A veteran correspondent of wartime Afghanistan explains how the United States has misconceived the fight against Islamic extremism.
There is, indeed, a war on, Schultheis (Waging Peace: A Special Operations Team’s Battle to Rebuild Iraq, 2005, etc.) argues, but it’s a family fight, pitting a “fanatical minority” against the vast majority of pragmatic, progressive Muslims worldwide. Responding to attacks from terrorists who’ve hijacked Islam, both the Clinton and Bush administrations, he insists, have employed blunt instruments where scalpels are required and have “swell[ed] the ranks of potential terrorists with misguided policies, strategies and tactics” that fail to exploit this schism. The author is equally harsh on the media for offering only the most superficial explanation of what’s really happening. Among the last Westerners to see the famous Buddhas of Bamyan before the Taliban destroyed them, Schultheis has for decades reported from the Middle East, especially Afghanistan, encountering “al-Qaeda before there was an al-Qaeda.” To explain why we’re losing the fight against al-Qaeda, he sets out a potted history of the Islamic faith and its schisms and supplies anecdotes from his rich experience covering the Mujahideen’s fight against the Soviets, the rise of bin Laden, the Taliban’s battle against the Northern Alliance and America’s attack on the Taliban. He persuasively assigns the 9/11 catastrophe that arose out of Afghanistan to the Saudi rulers’ funding of al-Qaeda and other extremist groups and to the military intelligence establishment of Pakistan.
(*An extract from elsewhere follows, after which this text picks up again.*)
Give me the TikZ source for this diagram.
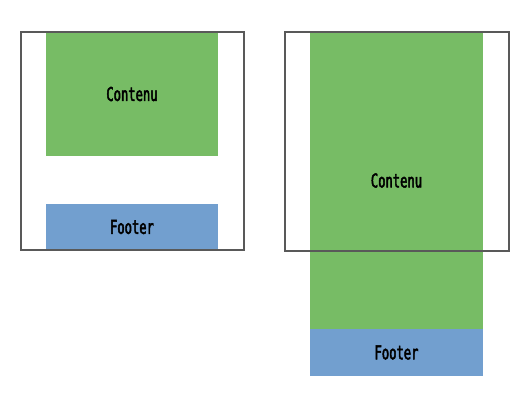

A reliable guide to events in Afghanistan and a good enough storyteller, Schultheis falters in the final chapters, rushing through a checklist of remedies—a more evenhanded foreign policy, more outreach to moderate Muslims, more resources poured into Afghanistan, etc.—and assuring us that these will “dry up nine-tenths of the pool of potential terrorists eager to attack us.” It’s the remaining tenth upon whom he urges unconventional, unrelenting war.
An up-close, gritty look at the real face of jihad.